A sceptical-sounding Klitschko then explained it was nothing he had not previously experienced, and spoke of his belief his near year-long rest between fights will have rejuvenated him come October 29.
“It really doesn’t matter,” said the 40-year-old, whose 11-month period of inactivity represents his longest since he turned professional in 1996.
“If he showed up, great. If he didn’t, so what? I’ve had this in the past with (Alexander) Povetkin when we were supposed to fight and also with (David) Haye. It’s nothing new.
“I’m not surprised any more because in the the past there have been so many ridiculous moves from the Fury camp.
“It can go in any direction but I’m highly motivated and it didn’t take any air out of me. I know what kind of people we’re dealing with.
“There’s nothing that is going to make me less focused or train less. I know this fight is going to happen and I know I’m going to win.
“When the fight was postponed (from July), I was in camp in Austria. In a way it was deja vu because I had it with Haye.
“I do feel better (for the rest). I felt good the entire time, but even if now I’m starting another camp and preparing for Fury, I have a different look, I’m a totally different person. I definitely feel better about it.
“I had my fun time, my family time, so I’m well-balanced in this way.”
Klitschko suffered defeat for the first time in 11 years when Fury unexpectedly outpointed him last November.
His disappointing performance followed another, against Bryant Jennings when he won but far from excelled. He insisted, however, that defeat never caused him to contemplate retirement, even if he struggled to accept it actually happened.
“There was never a thought about retiring,” he said. “I was suffering with thoughts like ‘Wait a second, that must be a dream’. I actually woke up and was like ‘This is not for real’, because that’s not what I get used to.
“It took me two days to shake it off. By Tuesday, I said ‘I’m going to execute the option in our contract, for a rematch’. By Wednesday we announced it. The first days, I just needed to understand what happened.”

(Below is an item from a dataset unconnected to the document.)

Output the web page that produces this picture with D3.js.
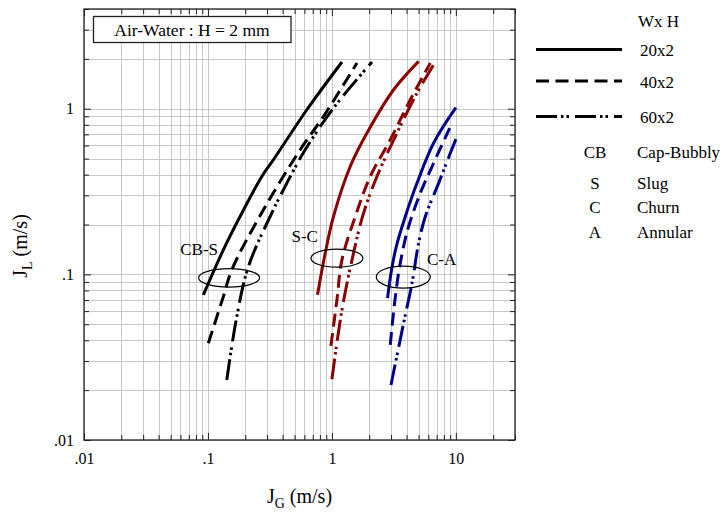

The Voluntary Anti-Doping Association (VADA) is to oversee October’s rematch. Klitschko’s manager Bernd Bonte, incidentally, claimed Fury had been reluctant to agree to random testing before Tuesday.
“We said (it should start) as soon as possible,” he insisted. “They said when we did our agreement, ‘Not before September 10’.
“They just through their lawyer said ‘September 10’; we didn’t ask for a reason. Hopefully they have sent back their paperwork, because only when that is signed off then the random testing can start.”